Cross-posted from MSE (https://math.stackexchange.com/questions/4886279/concentration-of-measure-on-spheres-with-respect-to-a-unitary-of-trace-approxima), where it hasn’t received any answer yet:
This question arose out of my attempt to understand how a unitary of trace approximately zero acts on the unit sphere of a $n$-dimensional Hilbert space. First, some context:
We note that, by concentration of measures for spheres, we have the following: Let $S^{n-1} = \{x \in \mathbb{R}^n: \|x\|_2 = 1\}$ denote the unit sphere of $\mathbb{R}^n$. Let $v_n \in S^{n-1}$ be randomly chosen according to the canonical probability measure on $S^{n-1}$. For any fixed $\epsilon > 0$, as $n \to \infty$, the probability that $v_n$ lies $\epsilon$-close to any given equator goes to $1$. See, for example, here.
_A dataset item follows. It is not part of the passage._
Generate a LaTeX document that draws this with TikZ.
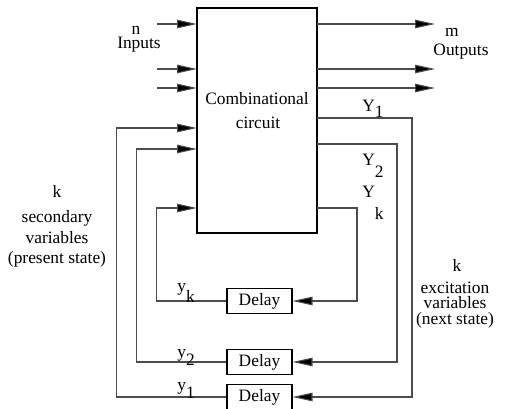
\documentclass[tikz,border=0pt]{standalone}
\usepackage{fontspec}
\setmainfont{Liberation Serif}
\usetikzlibrary{arrows.meta,positioning}
\newcommand{\lowidx}[2]{\raisebox{-#1}{#2}}

\begin{document}
\begin{tikzpicture}[
  x=0.02cm, y=-0.02cm,
  box/.style={draw, line width=0.6pt, inner sep=0pt},
  dbox/.style={draw, line width=0.6pt, minimum width=1.3cm, minimum height=0.5cm, inner sep=0pt},
  lbl/.style={font=\fontsize{9.9}{11.5}\selectfont, inner sep=0pt},
  tight/.style={text height=0.62em, text depth=0.12em},
  wire/.style={draw=black!70, line width=0.6pt},
  arr/.style={wire, -{Triangle[length=4mm, width=1.7mm, fill=black]}}
]
\useasboundingbox (0,0) rectangle (511,409);
% combinational circuit
\node[box, minimum width=2.4cm, minimum height=4.5cm] (cc) at (257,120.5) {};
\node[lbl, anchor=base] (cct1) at (257,104) {Combinational};
\node[lbl, anchor=base] (cct2) at (258,128) {circuit};
% delay elements
\node[dbox, lbl] (dk) at (259.5,301) {Delay};
\node[dbox, lbl] (d2) at (259.5,362) {Delay};
\node[dbox, lbl] (d1) at (259.5,397) {Delay};
% points on the circuit edges
\coordinate (i1) at (197,24);
\coordinate (i2) at (197,69);
\coordinate (i3) at (197,88);
\coordinate (g1) at (197,128);
\coordinate (g2) at (197,149);
\coordinate (gk) at (197,208);
\coordinate (o1) at (317,24);
\coordinate (o2) at (317,69);
\coordinate (o3) at (317,88);
\coordinate (f1) at (317,118);
\coordinate (f2) at (317,144);
\coordinate (fk) at (317,208);
% inputs and outputs
\draw[arr] (i1) ++(-40,0) -- (i1);
\draw[arr] (i2) ++(-40,0) -- (i2);
\draw[arr] (i3) ++(-40,0) -- (i3);
\draw[arr] (o1) -- ++(118,0);
\draw[arr] (o2) -- ++(118,0);
\draw[arr] (o3) -- ++(118,0);
% excitation variables to delays
\draw[arr] (f1) -- ++(95,0) |- (d1.east);
\draw[arr] (f2) -- ++(80,0) |- (d2.east);
\draw[arr] (fk) -- ++(40,0) |- (dk.east);
% secondary variables back to circuit
\draw[arr] (d1.west) -- ++(-110,0) |- (g1);
\draw[arr] (d2.west) -- ++(-90,0) |- (g2);
\draw[arr] (dk.west) -- ++(-70,0) |- (gk);
% labels
\node[lbl, tight, anchor=base] (nin) at (136,34) {n};
\node[lbl, tight, anchor=base] (inp) at (139,49) {Inputs};
\node[lbl, tight, anchor=base] (mout) at (452,36) {m};
\node[lbl, tight, anchor=base] (outp) at (461,55) {Outputs};
\node[lbl, anchor=base west] (Y1) at (362,112) {Y\lowidx{0.34em}{1}};
\node[lbl, anchor=base west] (Y2) at (362,165) {Y\lowidx{0.74em}{2}};
\node[lbl, anchor=base west] (Yk) at (362,197) {Y\lowidx{1.3em}{k}};
\node[lbl, anchor=base west] (yk) at (177,291) {y\lowidx{0.65em}{k}};
\node[lbl, anchor=base west] (y2) at (177,357) {y\lowidx{0.5em}{2}};
\node[lbl, anchor=base west] (y1) at (177,390) {y\lowidx{0.5em}{1}};
\node[lbl, anchor=base] (ks) at (57,197) {k};
\node[lbl, anchor=base] (sec1) at (57,222) {secondary};
\node[lbl, anchor=base] (sec2) at (57,243) {variables};
\node[lbl, anchor=base] (sec3) at (57,263) {(present state)};
\node[lbl, tight, anchor=base] (ke) at (457,271) {k};
\node[lbl, tight, anchor=base] (exc1) at (455,293) {excitation};
\node[lbl, tight, anchor=base] (exc2) at (455,308.5) {variables};
\node[lbl, tight, anchor=base] (exc3) at (455,324) {(next state)};
\end{tikzpicture}
\end{document}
Reframing this in terms of orthogonal matrices, we see that an equator is exactly the the intersection of the unit sphere with the invariant subspace of an orthogonal matrix whose eigenvalues are all $1$ except one $-1$ with multiplicity $1$. That is to say, we have the following: Let $v_n \in S^{n-1}$ be randomly chosen according to the canonical probability measure on $S^{n-1}$. Fix $\epsilon > 0$, and fix a sequence of matrices $T_n \in \mathbb{M}_n(\mathbb{R})$ s.t. $T_n$ is an orthogonal matrix with eigenvalue $1$ of multiplicity $n-1$ and eigenvalue $-1$ of multiplicity $1$ for all $n$. Then the probability that $\|T_nv_n - v_n\|_2 < \epsilon$ goes to $1$ as $n \to \infty$. By essentially the same proof, the complex version of this also holds, namely, the above result still holds if $v_n$ is instead randomly chosen on the unit sphere of $\mathbb{C}^n$ and $T_n \in \mathbb{M}_n(\mathbb{C})$ are unitary matrices with the same condition on eigenvalues.
Now, I’m interested in analogues of this for unitary matrices with (normalized) trace close to $0$. Drawing from the intuition from real Hilbert spaces and orthogonal matrices, it would seem that such matrices should have a large region on the unit sphere where the vectors in the region are sent to vectors approximately orthogonal to the original one. Then by a concentration of measure style argument, it should be the case that the probability that a uniformly random vector on the unit sphere will be sent to a vector orthogonal to it goes to $1$ as the dimension goes to $\infty$. I’ve been unable to prove it, however. The following is the precise question statement:
Let $v_n \in S^{2n-1} \subset \mathbb{C}^n$ be randomly chosen according to the canonical probability measure on $S^{2n-1}$. Fix $\epsilon > 0$, and fix a sequence of matrices $T_n \in \mathbb{M}_n(\mathbb{C})$ s.t. $T_n$ is a unitary matrix with $\frac{1}{n}\mathrm{Tr}(T_n) < \frac{\epsilon}{2}$ for all $n$. Is it the case then that the probability that $|\langle T_nv_n, v_n \rangle| < \epsilon$ goes to $1$ as $n \to \infty$?
Some thoughts on the matter: Again, this seems intuitively plausible. We also observe that the stronger condition that $\langle T_nv_n, v_n \rangle = 0$ is equivalent to (after diagonalizing $T_n$) $\sum_{i=1}^n \lambda_{ni}|(v_n)_i|^2 = 0$, where $\lambda_{ni}$ are the eigenvalues of $T_n$ and $(v_n)_i$ is the $i$-th coordinate of $v_n$. This is a complex co-dimension $1$ condition, same as the equator example in the complex case. Furthermore, this condition is certainly satisfiable. Indeed, $\frac{1}{n}\mathrm{Tr}(T_n) < \frac{\epsilon}{2}$ implies that any $v_n$ with $|(v_n)_i| = \frac{1}{\sqrt{n}}$ for all $i$ satisfies the desired condition. And furthermore any $v$ that is $\frac{\epsilon}{4}$-close to such an $v_n$ would satisfy the desired condition as well, again similar to the equator example.
However, I’ve been unable to make much progress on this as I’m not quite familiar with the intricacies of the concentration of measure, and the same method as in the equator example doesn’t exactly apply.
Any help on this is highly appreciated!